Climate and Water Futures: Physical Drivers and Statistical Properties of High Impact Climate Extremes

Event description
- Academic events
- Free
- Science
- Sustainability
About the talk
Accurately modeling emerging physical climate risks to natural and societal systems—such as global supply chains, the food system, health, and critical infrastructures—is essential for effective preparedness and honest discussions about the consequences of rising greenhouse gas emissions.
A series of anomalous weather events that shattered previous records by wide margins have again highlighted the need for an improved understanding of the physical processes behind weather and climate extremes, their statistical characteristics, and our ability to project them using climate models.
In this lecture, Kai Kornhuber will present an overview of recent studies and preliminary findings that explore the mechanisms and physical drivers of high-impact climate extremes, as well as their statistical characteristics, such as simultaneous or sequential occurrences, which can lead to high societal impacts under current and future climate conditions, and reflect on our capacity to reproduce such events in climate models.
About the speaker
Kai Kornhuber is a senior research scholar in the Integrated Climate Impacts Research Group of the IIASA Energy, Climate, and Environment Program, where he leads the theme Extreme Weather and Climate Dynamics. Within this theme he is advancing the understanding and modeling of high impact and compound extreme weather events to provide robust estimates of complex and cascading climate risks under present conditions and future climate scenarios.
He also works as adjunct professor of Climate at the Columbia Climate School. As part of this role, he teaches complex climate risks at Columbia University in New York and serves as an adjunct assistant research scientist at the Lamont-Doherty Earth Observatory. He is also an associate fellow at the German Council on Foreign Relations (DGAP), where he regularly provides his expertise to political discourse around adaptation and mitigation strategies.
In addition, Kornhuber is co-chairing the Risk Knowledge Action Network, a joint initiative of World Climate Research Programme (WCRP), World Weather Research Programme (WWRP), Future Earth, and Integrated Research on Disaster Risk (IRDR). He is a founding member of the Earth Network on ”Sustainable and Resilient Living in an Era of Increasing Disasters” at the Columbia Climate School. As affiliated scientist at the Potsdam Institute for Climate Impact Research (PIK), he leads the project PERSEVEREwithin the ClimXtreme Consortium that investigates the dynamics of extreme heat events. He is further Editor of the Copernicus Journal Earth System Dynamics.

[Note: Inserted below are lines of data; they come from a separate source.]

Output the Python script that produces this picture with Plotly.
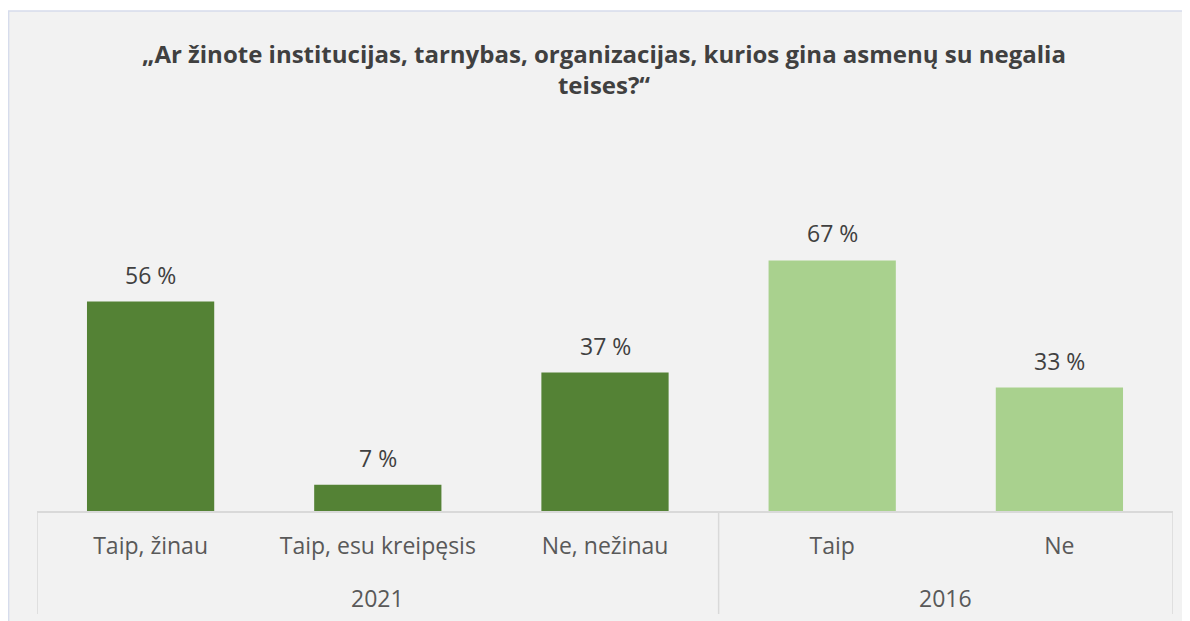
import plotly.graph_objects as go

years = ["2021", "2021", "2021", "2016", "2016"]
answers = ["Taip, žinau", "Taip, esu kreipęsis", "Ne, nežinau", "Taip", "Ne"]
values = [56, 7, 37, 67, 33]
bar_colors = ["#548235", "#548235", "#548235", "#A9D18E", "#A9D18E"]
title_text = "„Ar žinote institucijas, tarnybas, organizacijas, kurios gina asmenų su negalia<br>teises?“"

FONT = "Open Sans"
positions = list(range(len(answers)))

fig = go.Figure()
fig.add_trace(go.Bar(
    x=positions,
    y=values,
    marker=dict(color=bar_colors, line=dict(width=0)),
    hoverinfo="skip",
))

annotations = []
# value labels
for p, v in zip(positions, values):
    annotations.append(dict(
        x=p, y=v, xref="x", yref="y", text=f"{v} %", showarrow=False,
        yanchor="bottom", yshift=9,
        font=dict(family=FONT, size=23, color="#404040"),
    ))

# group labels and dividers
groups = []
for i, yr in enumerate(years):
    if not groups or groups[-1][0] != yr:
        groups.append([yr, i, i])
    else:
        groups[-1][2] = i

shapes = [dict(
    type="rect", xref="paper", yref="paper",
    x0=-0.025, x1=1.05, y0=-0.4, y1=1.3369,
    fillcolor="#F2F2F2", line=dict(color="#D6DCEC", width=1.5),
    layer="below",
)]
div_pos = [groups[0][1] - 0.5] + [g[2] + 0.5 for g in groups]
for d in div_pos:
    shapes.append(dict(
        type="line", xref="x", yref="paper", x0=d, x1=d, y0=-0.2754, y1=0,
        line=dict(color="#D9D9D9", width=1.5),
    ))
for yr, a, b in groups:
    annotations.append(dict(
        x=(a + b) / 2, y=-0.2326, xref="x", yref="paper", text=yr,
        showarrow=False, yanchor="middle",
        font=dict(family=FONT, size=23, color="#595959"),
    ))

fig.update_layout(
    width=1182, height=613,
    margin=dict(l=29, r=17, t=129, b=110),
    paper_bgcolor="#FFFFFF",
    plot_bgcolor="#F2F2F2",
    showlegend=False,
    bargap=0.44,
    title=dict(
        text=title_text,
        x=(604 - 8) / 1182, xanchor="center",
        y=0.911, yanchor="top",
        font=dict(family=FONT, size=24, color="#404040", weight="bold"),
    ),
    shapes=shapes,
    annotations=annotations,
)

fig.update_xaxes(
    range=[-0.5, len(answers) - 0.5],
    tickmode="array", tickvals=positions, ticktext=answers,
    showline=True, linecolor="#D9D9D9", linewidth=1.5,
    showgrid=False, zeroline=False,
    ticks="", ticklabelstandoff=14,
    tickfont=dict(family=FONT, size=23, color="#595959"),
)
fig.update_yaxes(
    range=[0, 100], visible=False, showgrid=False, zeroline=False,
)

fig.write_html("out.html")
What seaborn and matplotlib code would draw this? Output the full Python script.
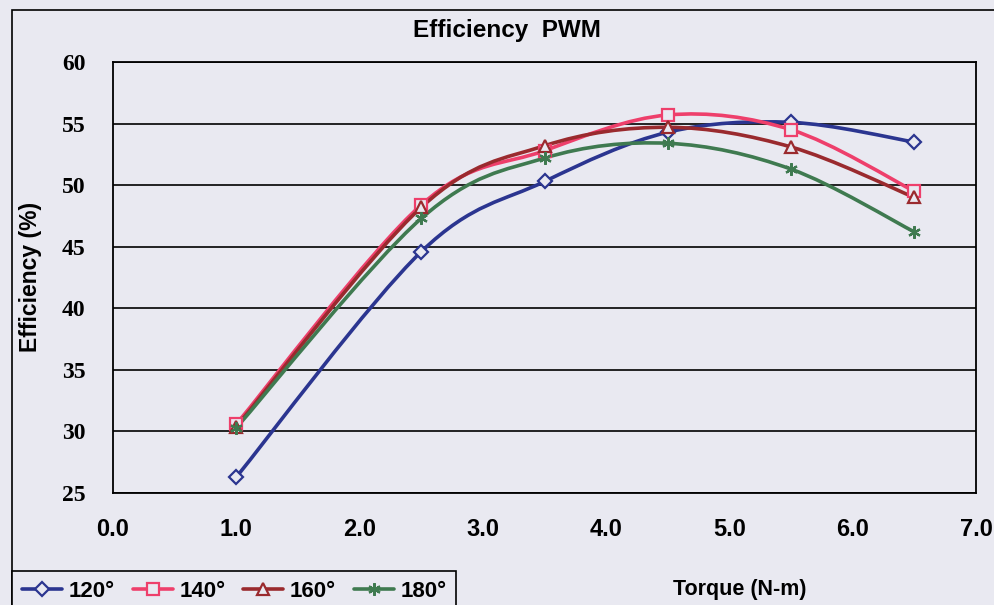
import matplotlib
matplotlib.use("Agg")
import matplotlib.pyplot as plt
import numpy as np
import pandas as pd
import seaborn as sns
from matplotlib.lines import Line2D
from matplotlib.patches import PathPatch, Rectangle
from matplotlib.path import Path

# data
torque = [1.0, 2.5, 3.5, 4.5, 5.5, 6.5]
eff_120 = [26.3, 44.6, 50.3, 54.3, 55.1, 53.5]
eff_140 = [30.6, 48.4, 52.8, 55.7, 54.5, 49.5]
eff_160 = [30.4, 48.2, 53.2, 54.7, 53.1, 49.0]
eff_180 = [30.3, 47.3, 52.2, 53.4, 51.3, 46.2]
angles = ["120°", "140°", "160°", "180°"]

colors = ["#2B3590", "#EE3F6B", "#9A2A2E", "#3F7A50"]
markers = ["D", "s", "^", (6, 2, 0)]
msizes = [7, 8, 8, 9]
bg = "#E9E9F1"

sns.set_style("white")
plt.rcParams["font.family"] = ["Liberation Sans", "DejaVu Sans"]
plt.rcParams["text.color"] = "black"
plt.rcParams["xtick.color"] = "black"
plt.rcParams["ytick.color"] = "black"
plt.rcParams["axes.labelcolor"] = "black"

fig = plt.figure(figsize=(9.95, 6.05), dpi=100, facecolor=bg)
ax = fig.add_axes([0.1136, 0.185, 0.8674, 0.7125])
ax.set_facecolor(bg)


def smooth_path(xs, ys):
    # catmull-rom style bezier, like excel's smoothed line
    pts = np.column_stack([xs, ys])
    ext = np.vstack([pts[0], pts, pts[-1]])
    verts = [pts[0]]
    codes = [Path.MOVETO]
    for i in range(len(pts) - 1):
        p0, p1, p2, p3 = ext[i], ext[i + 1], ext[i + 2], ext[i + 3]
        verts += [p1 + (p2 - p0) / 6, p2 - (p3 - p1) / 6, p2]
        codes += [Path.CURVE4] * 3
    return Path(verts, codes)


series = [eff_120, eff_140, eff_160, eff_180]
for vals, c, m, s in zip(series, colors, markers, msizes):
    ax.add_patch(PathPatch(smooth_path(torque, vals), fill=False,
                           edgecolor=c, lw=2.6, zorder=3))
    df = pd.DataFrame({"torque": torque, "eff": vals})
    sns.lineplot(data=df, x="torque", y="eff", color=c, marker=m, ms=s,
                 mfc=bg, mec=c, mew=1.6, lw=0, legend=False, ax=ax,
                 zorder=4)

ax.set_xlim(0, 7)
ax.set_ylim(25, 60)
ax.set_xticks(np.arange(0, 7.5, 1.0))
ax.set_xticklabels([f"{v:.1f}" for v in np.arange(0, 7.5, 1.0)],
                   fontsize=17, fontweight="bold")
ax.set_yticks(np.arange(25, 61, 5))
ax.set_yticklabels([str(v) for v in range(25, 61, 5)], fontsize=17,
                   fontweight="bold", family=["Liberation Serif", "DejaVu Serif"])
ax.yaxis.grid(True, color="black", lw=1.2)
ax.set_axisbelow(True)
for sp in ax.spines.values():
    sp.set_color("black")
    sp.set_linewidth(1.3)
ax.tick_params(axis="x", direction="out", length=7, width=1.3, pad=11)
ax.tick_params(axis="y", direction="inout", length=12, width=1.3, pad=14)

ax.set_xlabel("")
ax.set_ylabel("Efficiency (%)", fontsize=16.5, fontweight="bold")
ax.yaxis.set_label_coords((42 - 113) / 863, 1 - (277 - 62) / 431)

fig.text(507 / 995, 1 - 31 / 605, "Efficiency  PWM", ha="center",
         va="center", fontsize=17.5, fontweight="bold")
fig.text(740 / 995, 1 - 590 / 605, "Torque (N-m)", ha="center",
         va="center", fontsize=15.5, fontweight="bold")

# chart outer border
fig.add_artist(Rectangle((12 / 995, -0.01), 1.0, 1 - 10 / 605 + 0.01,
                         transform=fig.transFigure, fill=False,
                         edgecolor="black", lw=1.2))

handles = [Line2D([0], [0], color=c, marker=m, ms=s, mfc=bg, mec=c, mew=1.6,
                  lw=2.6) for c, m, s in zip(colors, markers, msizes)]
leg = fig.legend(handles, angles, loc="lower left",
                 bbox_to_anchor=(12 / 995, -0.012), ncol=4, frameon=True,
                 fancybox=False, edgecolor="black", facecolor=bg,
                 framealpha=1, prop={"size": 16, "weight": "bold"},
                 handlelength=1.8, handletextpad=0.3, columnspacing=0.8,
                 borderpad=0.45, borderaxespad=0)
leg.get_frame().set_linewidth(1.2)

fig.savefig("out.png", dpi=100, facecolor=bg)
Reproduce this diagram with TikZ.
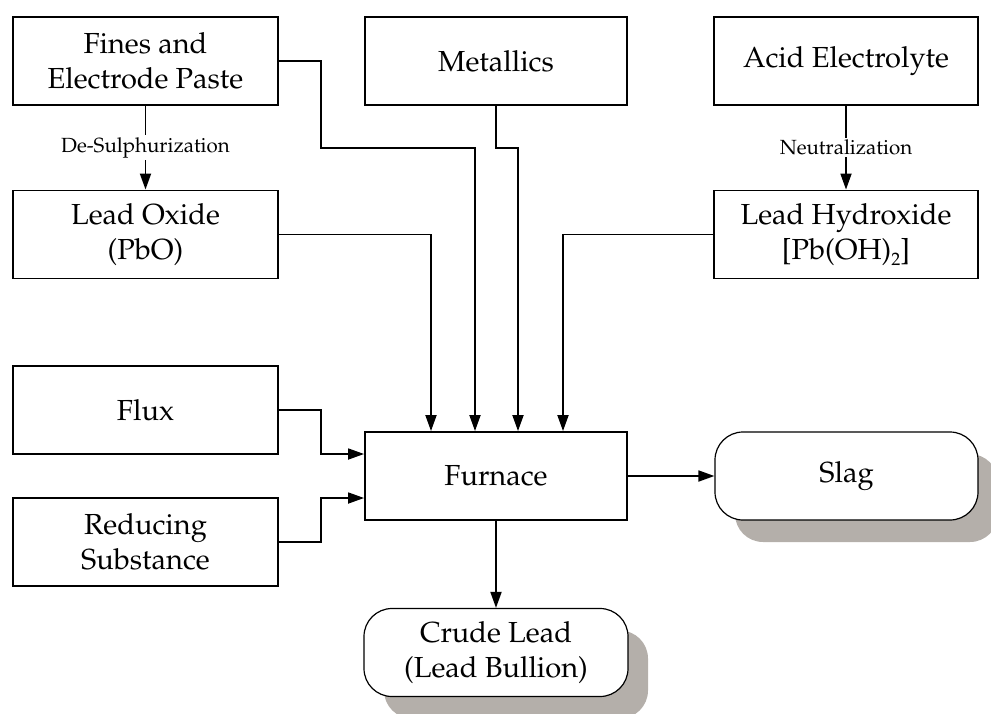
\documentclass[tikz,border=0pt]{standalone}
\usepackage[T1]{fontenc}
\usepackage{palatino}
\usetikzlibrary{arrows.meta,shadows}
\definecolor{shadowgray}{RGB}{180,175,170}
\tikzset{
  box/.style={draw, line width=1.9pt, minimum width=265pt, minimum height=88pt, inner sep=0pt, align=center, font=\fontsize{29}{35}\selectfont},
  rbox/.style={draw, line width=1.2pt, rounded corners=28pt, fill=white, minimum width=264pt, minimum height=88pt, inner sep=0pt, align=center, font=\fontsize{29}{35}\selectfont, drop shadow={shadow xshift=20pt, shadow yshift=-22pt, fill=shadowgray, opacity=1}},
  arr/.style={line width=1.8pt, -{Triangle[length=16pt,width=11pt]}},
  lbl/.style={fill=white, inner sep=2pt, font=\fontsize{20.5}{24}\selectfont}
}
\begin{document}
\begin{tikzpicture}[x=1pt,y=-1pt]
\useasboundingbox (0,0) rectangle (991,713);
\node[box] (fines) at (145.5,61) {Fines and\\Electrode Paste};
\node[box, minimum width=262pt] (metal) at (496,61) {Metallics};
\node[box, minimum width=264pt] (acid) at (846,61) {Acid Electrolyte};
\node[box] (oxide) at (145.5,234.5) {Lead Oxide\\(PbO)};
\node[box, minimum width=264pt] (hydrox) at (846,234.5) {Lead Hydroxide\\{}[Pb(OH)\raisebox{-6pt}{\fontsize{18}{18}\selectfont 2}]};
\node[box] (flux) at (145.5,410) {Flux};
\node[box] (reduc) at (145.5,542) {Reducing\\Substance};
\node[box, minimum width=262pt] (furnace) at (496,476) {Furnace};
\node[rbox, minimum width=263pt] (slag) at (846.5,476) {Slag};
\node[rbox] (crude) at (496,652.5) {Crude Lead\\(Lead Bullion)};

\draw[arr] (fines.south) -- node[lbl] {De-Sulphurization} (oxide.north);
\draw[arr] (acid.south) -- node[lbl] {Neutralization} (hydrox.north);
\draw[arr] (fines.east) -| (321,148) -| ([xshift=-21pt]furnace.north);
\draw[arr] (metal.south) -- (496,148) -| ([xshift=22pt]furnace.north);
\draw[arr] (oxide.east) -| ([xshift=-65pt]furnace.north);
\draw[arr] (hydrox.west) -| ([xshift=67pt]furnace.north);
\draw[arr] (flux.east) -| (321,454) -- ([yshift=22pt]furnace.west);
\draw[arr] (reduc.east) -| (321,498) -- ([yshift=-22pt]furnace.west);
\draw[arr] (furnace.east) -- (slag.west);
\draw[arr] (furnace.south) -- (crude.north);
\end{tikzpicture}
\end{document}
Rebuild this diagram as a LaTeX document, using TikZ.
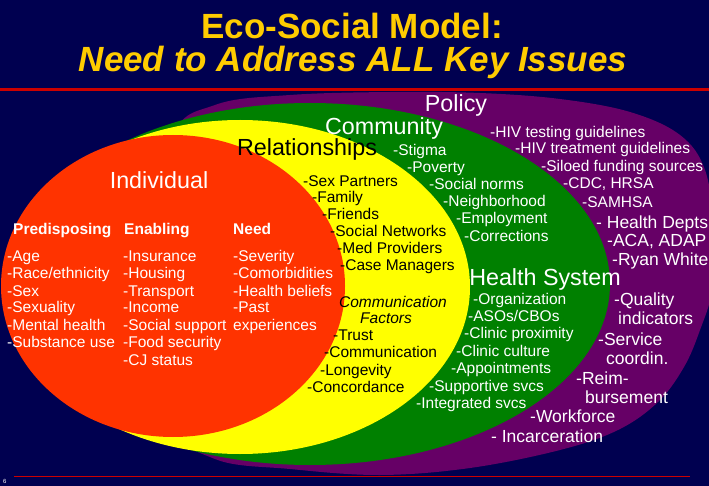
\documentclass[tikz,border=0pt]{standalone}
\usepackage{fontspec}
\setmainfont{Liberation Sans}
\usepackage{tikz}
\usepackage{xcolor}
\definecolor{NavyBg}{HTML}{000050}
\definecolor{TitleYellow}{HTML}{FFCC00}
\definecolor{LineRed}{HTML}{CC0000}
\definecolor{PolicyPurple}{HTML}{660066}
\definecolor{CommGreen}{HTML}{008000}
\definecolor{RelYellow}{HTML}{FFFF00}
\definecolor{IndRed}{HTML}{FF3300}
\tikzset{
    ttl/.style={font=\fontsize{35}{40}\selectfont\bfseries, text=TitleYellow, anchor=base, inner sep=0pt},
    lbl/.style={font=\fontsize{23.3}{28}\selectfont, text=white, anchor=base, inner sep=0pt},
    lbl_k/.style={lbl, text=black},
    txt/.style={font=\fontsize{15.5}{18}\selectfont, text=white, anchor=base west, inner sep=0pt},
    txt_k/.style={txt, text=black},
    txt_l/.style={font=\fontsize{17.5}{20}\selectfont, text=white, anchor=base west, inner sep=0pt},
    hdr/.style={txt, font=\fontsize{15.5}{18}\selectfont\bfseries},
}

\begin{document}
\begin{tikzpicture}[x=1pt, y=-1pt]

% Slide background
\fill[NavyBg] (0,0) rectangle (709,486);
\clip (0,0) rectangle (709,486);

% Title
\node[ttl] (title1) at (352,39) {Eco-Social Model:};
\node[ttl] (title2) at (353,72) {\itshape Need to Address ALL Key Issues};

% Nested levels
\fill[PolicyPurple] plot[smooth cycle, tension=0.6] coordinates {
    (290,95) (390,92) (480,93) (560,99) (630,112) (680,135) (705,170)
    (714,230) (712,290) (700,330) (684,367) (658,402) (618,430)
    (560,450) (470,468) (380,475) (290,469) (215,459) (170,420)
    (135,283) (170,140) (215,105)};
\fill[CommGreen] (310,284) ellipse [x radius=300, y radius=181];
\fill[RelYellow] (240,287) ellipse [x radius=230, y radius=167];
\fill[IndRed] (173,286) ellipse [x radius=172, y radius=151];
\fill[LineRed] (0,88.5) rectangle (709,91.5);

% Level names
\node[lbl] (policy) at (456,111.4) {Policy};
\node[lbl] (community) at (384,134.4) {Community};
\node[lbl_k] (relations) at (307,155.4) {Relationships};
\node[lbl] (individual) at (159,188.4) {Individual};
\node[lbl] (health) at (545,285.4) {Health System};

% Policy
\node[txt] (pol_test) at (490,137.6) {-HIV testing guidelines};
\node[txt] (pol_treat) at (515,153.6) {-HIV treatment guidelines};
\node[txt] (pol_silo) at (541,171.6) {-Siloed funding sources};
\node[txt] (pol_cdc) at (563,188.6) {-CDC, HRSA};
\node[txt] (pol_samhsa) at (582,207.6) {-SAMHSA};
\node[txt_l] (pol_dept) at (596,228.3) {- Health Depts};
\node[txt_l] (pol_aca) at (607,246.3) {-ACA, ADAP};
\node[txt_l] (pol_ryan) at (612,265.3) {-Ryan White};
\node[txt_l] (pol_qual) at (614,305.3) {-Quality};
\node[txt_l] (pol_qual2) at (618,324.3) {indicators};
\node[txt_l] (pol_serv) at (598,345.3) {-Service};
\node[txt_l] (pol_serv2) at (606,364.3) {coordin.};
\node[txt_l] (pol_reim) at (576,384.3) {-Reim-};
\node[txt_l] (pol_reim2) at (585,403.3) {bursement};
\node[txt_l] (pol_work) at (530,422.3) {-Workforce};
\node[txt_l] (pol_jail) at (491,442.3) {- Incarceration};

% Community
\node[txt] (com_stigma) at (393,155.6) {-Stigma};
\node[txt] (com_pov) at (407,172.6) {-Poverty};
\node[txt] (com_norms) at (429,189.6) {-Social norms};
\node[txt] (com_hood) at (443,206.6) {-Neighborhood};
\node[txt] (com_emp) at (456,223.6) {-Employment};
\node[txt] (com_corr) at (464,241.6) {-Corrections};

% Health system
\node[txt] (hs_org) at (473,304.6) {-Organization};
\node[txt] (hs_aso) at (468,321.6) {-ASOs/CBOs};
\node[txt] (hs_prox) at (464,338.6) {-Clinic proximity};
\node[txt] (hs_cult) at (456,356.6) {-Clinic culture};
\node[txt] (hs_appt) at (451,373.6) {-Appointments};
\node[txt] (hs_supp) at (429,391.6) {-Supportive svcs};
\node[txt] (hs_integ) at (416,408.6) {-Integrated svcs};

% Relationships
\node[txt_k] (rel_sex) at (303,186.6) {-Sex Partners};
\node[txt_k] (rel_fam) at (312,202.6) {-Family};
\node[txt_k] (rel_friend) at (322,219.6) {-Friends};
\node[txt_k] (rel_net) at (330,236.6) {-Social Networks};
\node[txt_k] (rel_med) at (337,253.6) {-Med Providers};
\node[txt_k] (rel_case) at (340,270.6) {-Case Managers};
\node[txt_k, anchor=base] (rel_cf) at (393,307.6) {\itshape Communication};
\node[txt_k, anchor=base] (rel_cf2) at (386,323.6) {\itshape Factors};
\node[txt_k] (rel_trust) at (333,340.6) {-Trust};
\node[txt_k] (rel_comm) at (324,357.6) {-Communication};
\node[txt_k] (rel_long) at (320,375.6) {-Longevity};
\node[txt_k] (rel_conc) at (307,392.6) {-Concordance};

% Individual
\node[hdr] (ind_pre) at (13,234.6) {Predisposing};
\node[hdr] (ind_ena) at (124,234.6) {Enabling};
\node[hdr] (ind_need) at (233,234.6) {Need};

\node[txt] (pre_age) at (7,261.6) {-Age};
\node[txt] (pre_race) at (7,278.9) {-Race/ethnicity};
\node[txt] (pre_sex) at (7,296.3) {-Sex};
\node[txt] (pre_sexu) at (7,312.9) {-Sexuality};
\node[txt] (pre_mh) at (7,330.3) {-Mental health};
\node[txt] (pre_sub) at (7,347.9) {-Substance use};

\node[txt] (ena_ins) at (123,261.6) {-Insurance};
\node[txt] (ena_hous) at (123,278.9) {-Housing};
\node[txt] (ena_trans) at (123,296.3) {-Transport};
\node[txt] (ena_inc) at (123,312.9) {-Income};
\node[txt] (ena_soc) at (123,330.3) {-Social support};
\node[txt] (ena_food) at (123,347.9) {-Food security};
\node[txt] (ena_cj) at (123,365.6) {-CJ status};

\node[txt] (need_sev) at (233,261.6) {-Severity};
\node[txt] (need_com) at (233,278.9) {-Comorbidities};
\node[txt] (need_bel) at (233,296.3) {-Health beliefs};
\node[txt] (need_past) at (233,312.9) {-Past};
\node[txt] (need_exp) at (233,330.3) {experiences};

% Footer
\fill[LineRed] (14,475.5) rectangle (690,477);
\node[txt, font=\fontsize{6}{7}\selectfont] (pagenum) at (3,483) {6};

\end{tikzpicture}
\end{document}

After completing his doctorate in climate physics (summa cum laude) at the University of Potsdam and the Potsdam Institute for Climate Impact Research (PIK), for which he was awarded the Carl Ramsauer Award, he continued his research on the societal risks of current and future extreme weather and climate events as a postdoctoral researcher at the department for Atmospheric, Oceanic, and Planetary Physics, University of Oxford and at the Earth Institute, Columbia University, New York. Before starting his position at IIASA, he worked as a senior scientist and group lead at Climate Analytics Berlin and as a senior research fellow at the German Council on Foreign Relations. For his achievements in the field of Climate, Past, Present, Future he received the Early Career Researcher Award of the European Geoscience Union in 2025.